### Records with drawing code
————————
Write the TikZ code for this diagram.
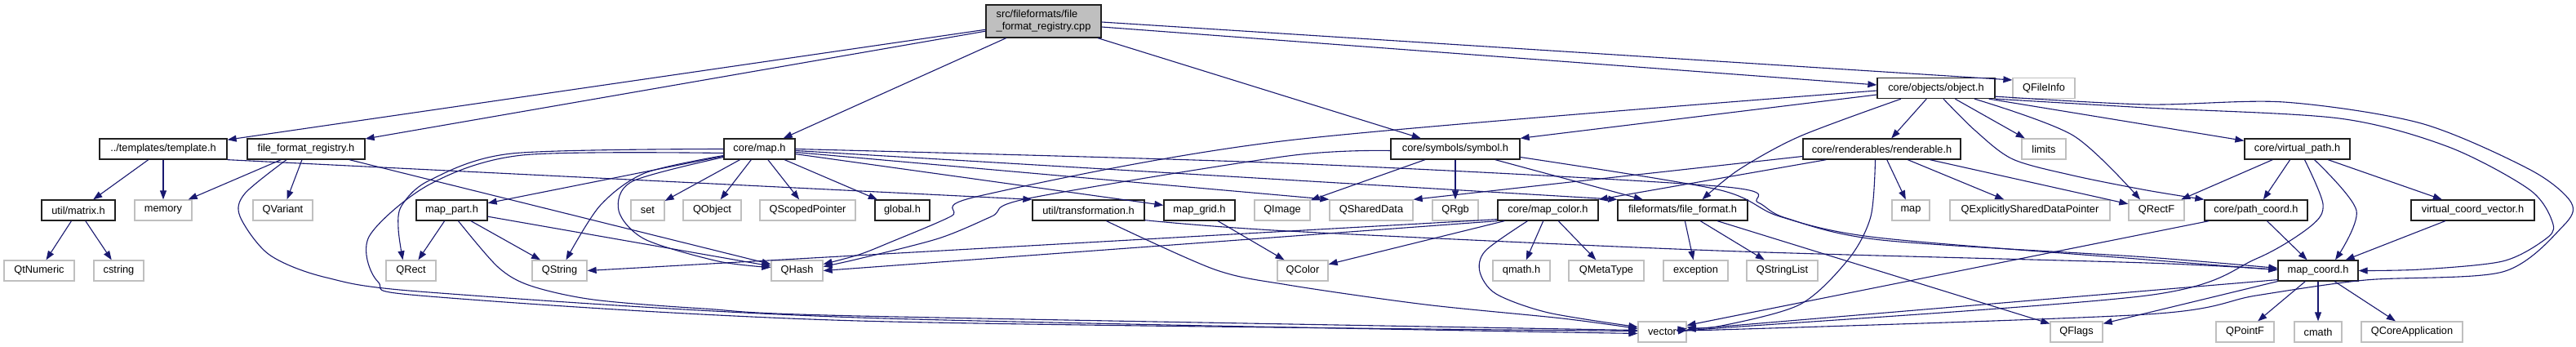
\documentclass[tikz,border=0pt]{standalone}
\usepackage{fontspec}
\setmainfont{Liberation Sans}
\usetikzlibrary{arrows.meta}
\definecolor{edgecol}{HTML}{191970}
\definecolor{sysgray}{HTML}{BFBFBF}
\definecolor{rootfill}{HTML}{BFBFBF}
\definecolor{docline}{HTML}{202020}
\begin{document}
\begin{tikzpicture}[x=1pt,y=-1pt,
  box/.style={rectangle, inner sep=0pt, minimum height=25pt, font=\fontsize{12.8}{15}\selectfont, text=black, line width=1.3pt},
  doc/.style={box, draw=docline, fill=white},
  sys/.style={box, draw=sysgray, fill=white},
  root/.style={box, draw=docline, fill=rootfill, minimum height=40pt, align=left},
  e/.style={draw=edgecol, line width=1.1pt, -{Triangle[length=11pt,width=8pt]}},
]
\fill[white] (0,0) rectangle (3156,425);
\useasboundingbox (0,0) rectangle (3156,425);

% top
\node[root, minimum width=141pt] (cpp) at (1278.5,26) {src/fileformats/file\\\_format\_registry.cpp};
% object row
\node[doc, minimum width=144pt] (obj) at (2372,108) {core/objects/object.h};
\node[sys, minimum width=76pt] (qfileinfo) at (2504,108) {QFileInfo};
% row 2
\node[doc, minimum width=156pt] (tmpl) at (200,182.5) {../templates/template.h};
\node[doc, minimum width=144pt] (ffr) at (375,182.5) {file\_format\_registry.h};
\node[doc, minimum width=87pt] (mp) at (930.5,182.5) {core/map.h};
\node[doc, minimum width=158pt] (sym) at (1783,182.5) {core/symbols/symbol.h};
\node[doc, minimum width=193pt] (ren) at (2305.5,182.5) {core/renderables/renderable.h};
\node[sys, minimum width=54pt] (limits) at (2504,182.5) {limits};
\node[doc, minimum width=129pt] (vp) at (2814.5,182.5) {core/virtual\_path.h};
% row 3
\node[doc, minimum width=90pt] (matrix) at (96,257.5) {util/matrix.h};
\node[sys, minimum width=70pt] (memory) at (200,257.5) {memory};
\node[sys, minimum width=73pt] (qvariant) at (346.5,257.5) {QVariant};
\node[doc, minimum width=87pt] (mpt) at (553.5,257.5) {map\_part.h};
\node[sys, minimum width=41pt] (set) at (793.5,257.5) {set};
\node[sys, minimum width=71pt] (qobject) at (872.5,257.5) {QObject};
\node[sys, minimum width=117pt] (qscoped) at (989.5,257.5) {QScopedPointer};
\node[doc, minimum width=67pt] (global) at (1105.5,257.5) {global.h};
\node[doc, minimum width=137pt] (tr) at (1333.5,257.5) {util/transformation.h};
\node[doc, minimum width=87pt] (mgrid) at (1469.5,257.5) {map\_grid.h};
\node[sys, minimum width=68pt] (qimage) at (1571,257.5) {QImage};
\node[sys, minimum width=102pt] (qshared) at (1680,257.5) {QSharedData};
\node[sys, minimum width=56pt] (qrgb) at (1783,257.5) {QRgb};
\node[doc, minimum width=123pt] (mcol) at (1896.5,257.5) {core/map\_color.h};
\node[doc, minimum width=159pt] (ff) at (2061.5,257.5) {fileformats/file\_format.h};
\node[sys, minimum width=46pt] (map) at (2341,257.5) {map};
\node[sys, minimum width=196pt] (qexpl) at (2487,257.5) {QExplicitlySharedDataPointer};
\node[sys, minimum width=68pt] (qrectf) at (2642,257.5) {QRectF};
\node[doc, minimum width=126pt] (pc) at (2764,257.5) {core/path\_coord.h};
\node[doc, minimum width=151pt] (vcv) at (3029.5,257.5) {virtual\_coord\_vector.h};
% row 4
\node[sys, minimum width=86pt] (qtnum) at (48,331.5) {QtNumeric};
\node[sys, minimum width=61pt] (cstring) at (145.5,331.5) {cstring};
\node[sys, minimum width=61pt] (qrect) at (503.5,331.5) {QRect};
\node[sys, minimum width=67pt] (qstring) at (685.5,331.5) {QString};
\node[sys, minimum width=63pt] (qhash) at (976.5,331.5) {QHash};
\node[sys, minimum width=62pt] (qcolor) at (1596,331.5) {QColor};
\node[sys, minimum width=70pt] (qmath) at (1864,331.5) {qmath.h};
\node[sys, minimum width=92pt] (qmeta) at (1968,331.5) {QMetaType};
\node[sys, minimum width=79pt] (exception) at (2077.5,331.5) {exception};
\node[sys, minimum width=87pt] (qstrlist) at (2183.5,331.5) {QStringList};
\node[doc, minimum width=98pt] (mc) at (2840,331.5) {map\_coord.h};
% row 5
\node[sys, minimum width=59pt] (vector) at (2036.5,406.5) {vector};
\node[sys, minimum width=64pt] (qflags) at (2544,406.5) {QFlags};
\node[sys, minimum width=71pt] (qpointf) at (2750.5,406.5) {QPointF};
\node[sys, minimum width=58pt] (cmath) at (2840,406.5) {cmath};
\node[sys, minimum width=124pt] (qcoreapp) at (2955,406.5) {QCoreApplication};

% ---- edges ----
% cpp
\draw[e] (cpp) -- (tmpl);
\draw[e] (cpp) -- (ffr);
\draw[e] (cpp) -- (mp);
\draw[e] (cpp) -- (sym);
\draw[e] ([yshift=-7pt]cpp.east) -- ([yshift=4pt]obj.west);
\draw[e] ([yshift=-1pt]cpp.east) -- ([yshift=10pt]qfileinfo.west);
% template
\draw[e] (tmpl) -- (matrix);
\draw[e] (tmpl) -- (memory);
\draw[e] (tmpl.south east) -- (tr.north west);
\draw[e] (matrix) -- (qtnum);
\draw[e] (matrix) -- (cstring);
% file_format_registry.h
\draw[e] (ffr) -- (memory);
\draw[e] (ffr) -- (qvariant);
\draw[e] (ffr) -- (qhash);
\draw[e] plot[smooth] coordinates {([xshift=-24pt]ffr.south) (300,237) (294,265) (330,312) (400,340) (526,358) (1052,389) ([yshift=-2pt]vector.west)};
% map.h
\draw[e] (mp) -- (mpt);
\draw[e] (mp) -- (set);
\draw[e] (mp) -- (qobject);
\draw[e] (mp) -- (qscoped);
\draw[e] (mp) -- (global);
\draw[e] (mp) -- (mgrid);
\draw[e] ([yshift=-4pt]mp.east) -- (qshared.north west);
\draw[e] ([yshift=-2pt]mp.east) -- (ff.north west);
\draw[e] plot[smooth] coordinates {(mp.east) (1578,200) (2104,228) (2154,248) (2188,267) (2305,294) (2630,315) ([yshift=3pt]mc.west)};
\draw[e] plot[smooth] coordinates {(mp.west) (627,188) (526,221) (492,252) (488,280) ([xshift=-10pt]qrect.north)};
\draw[e] plot[smooth] coordinates {([yshift=-5pt]mp.west) (640,190) (526,226) (452,290) (463,345) (526,363) (1052,393) ([yshift=1pt]vector.west)};
\draw[e] plot[smooth] coordinates {([yshift=-8pt]mp.west) (790,212) (735,252) ([xshift=8pt]qstring.north)};
\draw[e] plot[smooth] coordinates {([yshift=-10pt]mp.west) (775,222) (758,258) (790,293) (880,320) ([yshift=4pt]qhash.west)};
% symbol.h
\draw[e] (sym) -- (qimage);
\draw[e] (sym) -- (qrgb);
\draw[e] (sym) -- (ff);
\draw[e] plot[smooth] coordinates {([yshift=-2pt]sym.west) (1578,191) (1260,243) (1215,265) (1150,292) (1052,317) ([yshift=5pt]qhash.east)};
\draw[e] plot[smooth] coordinates {([yshift=-10pt]sym.east) (2104,232) (2180,265) (2300,291) (2630,318) ([yshift=1pt]mc.west)};
% object.h
\draw[e] (obj) -- (ren);
\draw[e] (obj) -- (limits);
\draw[e] plot[smooth] coordinates {([xshift=47pt]obj.south) (2540,166) ([xshift=-20pt]qrectf.north)};
\draw[e] plot[smooth] coordinates {([xshift=9pt]obj.south) (2420,160) (2466,195) (2540,215) (2630,233) (pc.north west)};
\draw[e] ([xshift=-8pt]obj.south east) -- ([yshift=-3pt]vp.north west);
\draw[e] plot[smooth] coordinates {(obj.south east) (2630,132) (2866,145) (3000,180) (3100,233) (3128,275) (3117,294) (3066,320) (2966,330) (mc.east)};
\draw[e] plot[smooth] coordinates {([yshift=3pt]obj.south east) (2630,128) (2798,125) (2966,151) (3100,208) (3150,248) (3140,277) (3066,333) (2898,343) (2764,362) (2630,385) (2104,404) ([yshift=4pt]vector.east)};
\draw[e] plot[smooth] coordinates {([yshift=-3pt]obj.west) (1578,172) (1200,240) (1165,265) (1090,297) (1052,312) ([yshift=8pt]qhash.east)};
\draw[e] ([yshift=-8pt]obj.west) -- (sym.north east);
\draw[e] plot[smooth] coordinates {([xshift=-43pt]obj.south) (2205,167) (2130,208) ([xshift=24pt]ff.north)};
% renderable.h
\draw[e] (ren) -- (map);
\draw[e] (ren) -- (qexpl);
\draw[e] (ren) -- (qrectf);
\draw[e] ([yshift=-9pt]ren.west) -- (qshared.north east);
\draw[e] ([xshift=29pt]ren.south west) -- (mcol.north east);
\draw[e] plot[smooth] coordinates {([xshift=-8pt]ren.south) (2292,265) (2265,317) (2205,373) (2104,400) ([yshift=6pt]vector.east)};
% virtual_path.h
\draw[e] (vp) -- (qrectf);
\draw[e] (vp) -- (pc);
\draw[e] (vp) -- (vcv);
\draw[e] plot[smooth] coordinates {([xshift=21pt]vp.south) (2887,258) ([xshift=21pt]mc.north)};
\draw[e] plot[smooth] coordinates {([xshift=9pt]vp.south) (2846,250) (2831,277) (2764,317) (2630,362) (2104,402) ([yshift=2pt]vector.east)};
% path_coord.h, virtual_coord_vector.h
\draw[e] (pc) -- (mc);
\draw[e] ([xshift=6pt]pc.south west) -- ([yshift=8pt]vector.east);
\draw[e] (vcv) -- (mc);
% map_coord.h
\draw[e] (mc) -- (qpointf);
\draw[e] (mc) -- (cmath);
\draw[e] (mc) -- (qcoreapp);
\draw[e] ([yshift=2pt]mc.south west) -- ([yshift=3pt]vector.east);
\draw[e] (mc.south west) -- ([yshift=-3pt]qflags.north east);
% transformation.h
\draw[e] plot[smooth] coordinates {([yshift=1pt]tr.south east) (1578,283) (2104,307) (2630,322) ([yshift=1pt]mc.west)};
\draw[e] plot[smooth] coordinates {([xshift=22pt]tr.south) (1488,330) (1578,349) (1746,373) (1914,390) ([yshift=4pt]vector.west)};
% map_grid.h
\draw[e] (mgrid) -- (qcolor);
% map_part.h
\draw[e] (mpt) -- (qrect);
\draw[e] (mpt) -- (qstring);
\draw[e] (mpt) -- (qhash);
\draw[e] plot[smooth] coordinates {([xshift=8pt]mpt.south) (610,327) (650,350) (727,367) (862,378) (1052,387) ([yshift=2pt]vector.west)};
% map_color.h
\draw[e] (mcol) -- (qcolor);
\draw[e] (mcol) -- (qmath);
\draw[e] (mcol) -- (qmeta);
\draw[e] (mcol.south west) -- (qhash.east);
\draw[e] ([yshift=2pt]mcol.south west) -- (qstring.east);
\draw[e] plot[smooth] coordinates {([xshift=-25pt]mcol.south) (1820,307) (1813,333) (1833,360) (1897,383) ([yshift=6pt]vector.west)};
% file_format.h
\draw[e] (ff) -- (exception);
\draw[e] (ff) -- (qstrlist);
\draw[e] (ff) -- (qflags);
\end{tikzpicture}
\end{document}
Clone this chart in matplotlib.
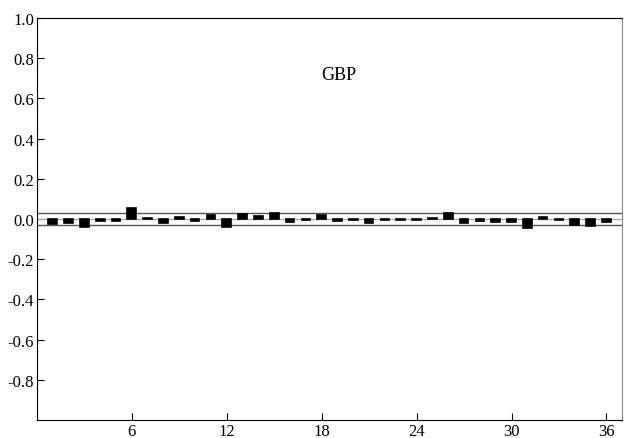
import matplotlib
matplotlib.use("Agg")
import matplotlib.pyplot as plt

plt.rcParams['font.family'] = ['Liberation Serif', 'DejaVu Serif']
plt.rcParams['axes.unicode_minus'] = False

# Autokorrelationen GBP, Lags 1..36
lags = list(range(1, 37))
acf = [-0.025, -0.018, -0.038, -0.010, -0.010, 0.052, 0.005, -0.022, 0.012, -0.008,
       0.022, -0.040, 0.023, 0.015, 0.028, -0.013, -0.007, 0.018, -0.010, -0.005,
       -0.020, -0.007, -0.003, -0.006, 0.005, 0.030, -0.022, -0.010, -0.015, -0.016,
       -0.045, 0.012, -0.005, -0.028, -0.033, -0.013]
band = 0.032
x_ticks = [6, 12, 18, 24, 30, 36]
y_ticks = [-0.8, -0.6, -0.4, -0.2, 0.0, 0.2, 0.4, 0.6, 0.8, 1.0]

fig = plt.figure(figsize=(6.26, 4.39), dpi=100)
ax = fig.add_axes([0.059, 0.041, 0.935, 0.916])

# Konfidenzband und Nulllinie
ax.axhline(band, color='#555555', linewidth=1)
ax.axhline(-band, color='#555555', linewidth=1)
ax.axhline(0, color='#aaaaaa', linewidth=1)

# Balken (mit Rand, damit kleine Werte sichtbar bleiben)
ax.bar(lags, acf, width=0.55, color='black', edgecolor='black', linewidth=1.2, zorder=3)

ax.text(19.1, 0.72, 'GBP', ha='center', va='center', fontsize=13)

ax.set_xlim(0, 37)
ax.set_ylim(-1.0, 1.0)
ax.set_xticks(x_ticks)
ax.set_yticks(y_ticks)
ax.set_yticklabels([f'{v:.1f}' for v in y_ticks])
ax.tick_params(direction='in', length=5, labelsize=12, pad=2, top=False, right=False)
ax.spines['right'].set_color('#888888')

fig.savefig('out.png', dpi=100)
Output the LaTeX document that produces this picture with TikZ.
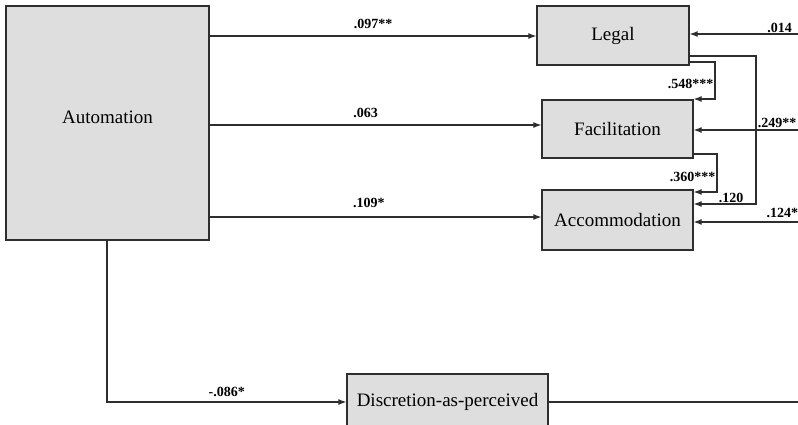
\documentclass[tikz,border=0pt]{standalone}
\usepackage{fontspec}
\setmainfont{Liberation Serif}
\usetikzlibrary{arrows.meta,calc}
\definecolor{boxgray}{HTML}{DEDEDE}
\definecolor{linegray}{HTML}{2E2E2E}
\newcommand{\boxfont}{\fontsize{19}{22}\selectfont}

\begin{document}
\begin{tikzpicture}[x=1pt,y=-1pt,
    var/.style={draw=linegray,line width=1.3pt,fill=boxgray,inner sep=0pt,font=\boxfont},
    link/.style={draw=linegray,line width=1.1pt},
    arr/.style={link,-{Latex[length=8pt,width=6pt]}},
    coef/.style={font=\bfseries\fontsize{14}{16}\selectfont,inner sep=1pt}]
    \useasboundingbox(0,0)rectangle(798,424);
    % variables
    \node[var,minimum width=203pt,minimum height=234pt](auto) at (107.5,123){};
    \node[font=\boxfont](autotext) at ($(auto)+(0,-6)$){Automation};
    \node[var,minimum width=152pt,minimum height=59pt](legal) at (613,35.5){Legal};
    \node[var,minimum width=151pt,minimum height=58pt](facil) at (617.5,129){Facilitation};
    \node[var,minimum width=151pt,minimum height=60pt](accom) at (617.5,220){Accommodation};
    \node[var,minimum width=201pt,minimum height=56pt](discr) at (447.5,402){Discretion-as-perceived};
    % free ends at the right edge
    \coordinate(inlegal) at (798,34);
    \coordinate(infacil) at (798,130);
    \coordinate(inaccom) at (798,222);
    \coordinate(outdiscr) at (798,402);
    % paths from automation
    \draw[arr](auto.east|-0,36)--(legal.west|-0,36) node[coef,above=6pt,pos=0.5]{.097**};
    \draw[arr](auto.east|-0,125)--(facil.west|-0,125) node[coef,above=6pt,pos=0.47]{.063};
    \draw[arr](auto.east|-0,217)--(accom.west|-0,217) node[coef,above=8pt,pos=0.48]{.109*};
    \draw[arr](auto.south-|107,0)|-(discr.west) node[coef,above=4pt,pos=0.75]{-.086*};
    % paths between the mediators
    \draw[arr](legal.east|-0,62)-|(715,99) node[coef,left,pos=0.8]{.548***}--(facil.east|-0,99);
    \draw[arr](facil.east|-0,154)-|(717,192) node[coef,left,pos=0.8]{.360***}--(accom.east|-0,192);
    \draw[arr](legal.east|-0,56)-|(756,204)--(accom.east|-0,204) node[coef,above=0pt,pos=0.4]{.120};
    % paths from the right
    \draw[arr](inlegal)--(inlegal-|legal.east) node[coef,above=0pt,pos=0.17]{.014};
    \draw[arr](infacil)--(infacil-|facil.east) node[coef,above=1pt,pos=0.2]{.249**};
    \draw[arr](inaccom)--(inaccom-|accom.east) node[coef,above=3pt,pos=0.15]{.124*};
    \draw[link](discr.east)--(outdiscr);
\end{tikzpicture}
\end{document}
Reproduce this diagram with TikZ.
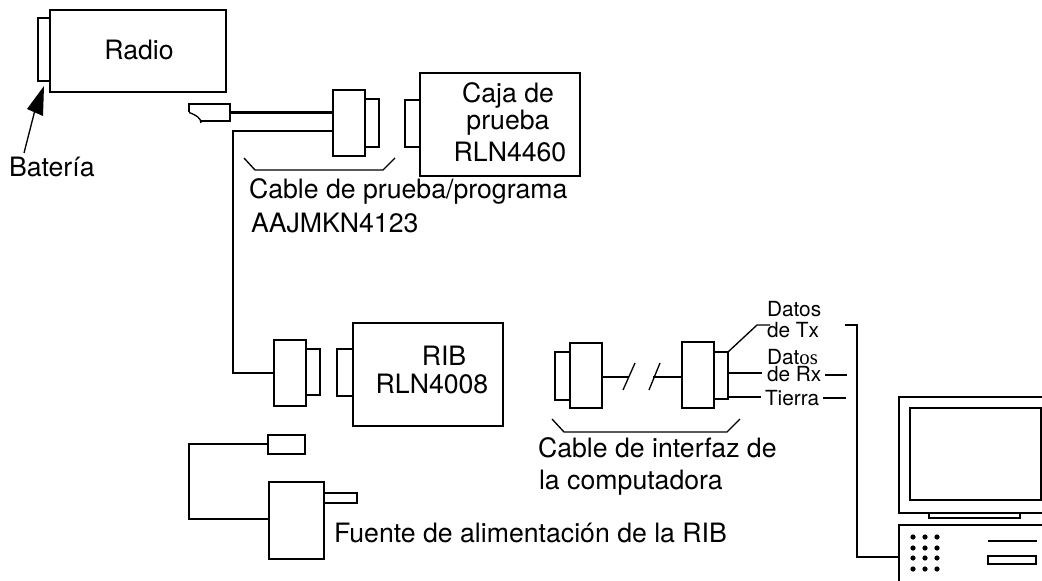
\documentclass[tikz,border=0pt]{standalone}
\usepackage{fontspec}
\setmainfont{TeX Gyre Heros}
\newfontfamily\serifos{Liberation Serif}
\newcommand{\bx}[6][]{%
  \node[boxpart,#1,minimum width={(#5-#3)*0.75pt},minimum height={(#6-#4)*0.75pt}] (#2) at ({(#3+#5)/2},{(#4+#6)/2}) {};}
\tikzset{
  boxpart/.style={draw=black,line width=1.7pt,inner sep=0pt,outer sep=0pt,rectangle},
  wire/.style={draw=black,line width=1.7pt},
  thinwire/.style={draw=black,line width=1.0pt},
  big/.style={font=\fontsize{20}{22}\selectfont,inner sep=0pt,outer sep=0pt},
  small/.style={font=\fontsize{15.6}{18}\selectfont,inner sep=0pt,outer sep=0pt},
  pcdot/.style={fill=black,draw=none}
}
\begin{document}
\begin{tikzpicture}[x=0.75pt,y=-0.75pt,line join=miter]
\useasboundingbox (0,0) rectangle (1042,581);
% radio
\bx{batt}{38}{18}{50}{81}
\bx{radio}{50}{10}{226}{92}
\node[big,anchor=base] (radiot) at (139,60) {Radio};
\node[big,anchor=base west] (batt2) at (9,176) {Batería};
\coordinate (battip) at (44,86);
\fill[black] (battip) -- (27,109) -- (43,116) -- cycle;
\draw[thinwire] (24,153) -- (35,110);
% plug
\bx[draw=none]{plugA}{189}{104}{230}{121}
\draw[wire] (plugA.west) -- (plugA.north west) -- (plugA.north east) -- (plugA.south east) -- (201,121);
\draw[thinwire] (plugA.west) .. controls (196,115) and (201,118) .. (201,123);
% test cable connector
\bx{connA}{333}{90}{365}{156}
\bx{connAs}{365}{99}{379}{147}
\draw[wire] (plugA.east) -- (connA.west |- plugA.east);
\coordinate (j1) at (233,131);
\bx{connB}{274}{340}{306}{406}
\bx{connBs}{306}{349}{320}{395}
\draw[wire] (connA.west |- j1) -- (j1) |- (connB.west);
% test box
\bx{boxtab}{405}{100}{420}{147}
\bx{caja}{420}{73}{580}{176}
\node[big,anchor=base] (caja1) at (508,103) {Caja de};
\node[big,anchor=base] (caja2) at (508,130) {prueba};
\node[big,anchor=base] (caja3) at (510,162) {RLN4460};
\draw[thinwire] (244,158) -- (255,170) -- (383,170) -- (395,158);
\node[big,anchor=base west] (cab1) at (249,199) {Cable de prueba/programa};
\node[big,anchor=base west] (cab2) at (251,232) {AAJMKN4123};
% RIB
\bx{ribtab}{337}{349}{353}{396}
\bx{rib}{353}{323}{503}{426}
\node[big,anchor=base] (rib1) at (444,365) {RIB};
\node[big,anchor=base] (rib2) at (432,393) {RLN4008};
% power
\bx{pplug}{268}{435}{305}{454}
\bx{psu}{269}{482}{324}{559}
\bx{prong}{324}{493}{357}{503}
\coordinate (j2) at (189,444);
\draw[wire] (pplug.west |- j2) -- (j2) |- (psu.west |- 0,519);
\node[big,anchor=base west] (fuente) at (334,542) {Fuente de alimentación de la RIB};
% interface cable
\bx{ifs}{555}{352}{570}{400}
\bx{ifa}{570}{343}{602}{408}
\bx{ifb}{682}{342}{714}{408}
\bx{ifbs}{714}{352}{728}{399}
\coordinate (brk1) at (629,377);
\coordinate (brk2) at (653,377);
\draw[wire] (ifa.east |- brk1) -- (brk1);
\draw[wire] (brk2) -- (ifb.west |- brk2);
\draw[thinwire] (623,390) -- (635,363);
\draw[thinwire] (649,390) -- (660,363);
\draw[thinwire] (552,419) -- (564,432) -- (727,432) -- (740,419);
\node[big,anchor=base west] (if1) at (538,457) {Cable de interfaz de};
\node[big,anchor=base west] (if2) at (539,489) {la computadora};
% signals
\node[small,anchor=base west] (d1) at (767,316) {Datos};
\node[small,anchor=base west] (d2) at (767,337) {de Tx};
\node[small,anchor=base west] (d3) at (767,364) {Dat{\serifos os}};
\node[small,anchor=base west] (d4) at (767,381) {de Rx};
\node[small,anchor=base west] (d5) at (765,405) {Tierra};
\coordinate (txe) at (770,325);
\draw[thinwire] (ifbs.north east) -- (757,325) -- (txe);
\draw[wire] (ifbs.east |- 0,373) -- (762,373);
\draw[wire] (ifbs.east |- 0,397) -- (761,397);
\draw[wire] (825,375) -- (847,375);
\draw[wire] (823,398) -- (846,398);
% computer
\coordinate (pc) at (899,557);
\coordinate (j3) at (857,325);
\draw[wire] (845,325) -- (j3) |- (pc);
\draw[wire] (1042,397) -- (899,397) -- (899,513) -- (1042,513);
\draw[wire] (1041,408) rectangle (910,500);
\draw[wire] (929,513) -- (929,518) -- (1020,518) -- (1020,513);
\draw[wire] (1042,525) -- (899,525) -- (899,581);
\foreach \dx in {913,925,937}
  \foreach \dy in {537,548,558,569}
    \fill[pcdot] (\dx,\dy) circle[radius=2.6];
\draw[wire] (988,541) -- (1037,541);
\draw[wire] (988,556) rectangle (1036,564);
\end{tikzpicture}
\end{document}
————————
Nothing but the lines from the one with "Clone this chart in matplotlib." through the one with "plt.rcParams['axes.unicode_minus'] = False" should be copied, word for word. Pictures are left out.

### Written answer
Clone this chart in matplotlib.
import matplotlib
matplotlib.use("Agg")
import matplotlib.pyplot as plt

plt.rcParams['font.family'] = ['Liberation Serif', 'DejaVu Serif']
plt.rcParams['axes.unicode_minus'] = False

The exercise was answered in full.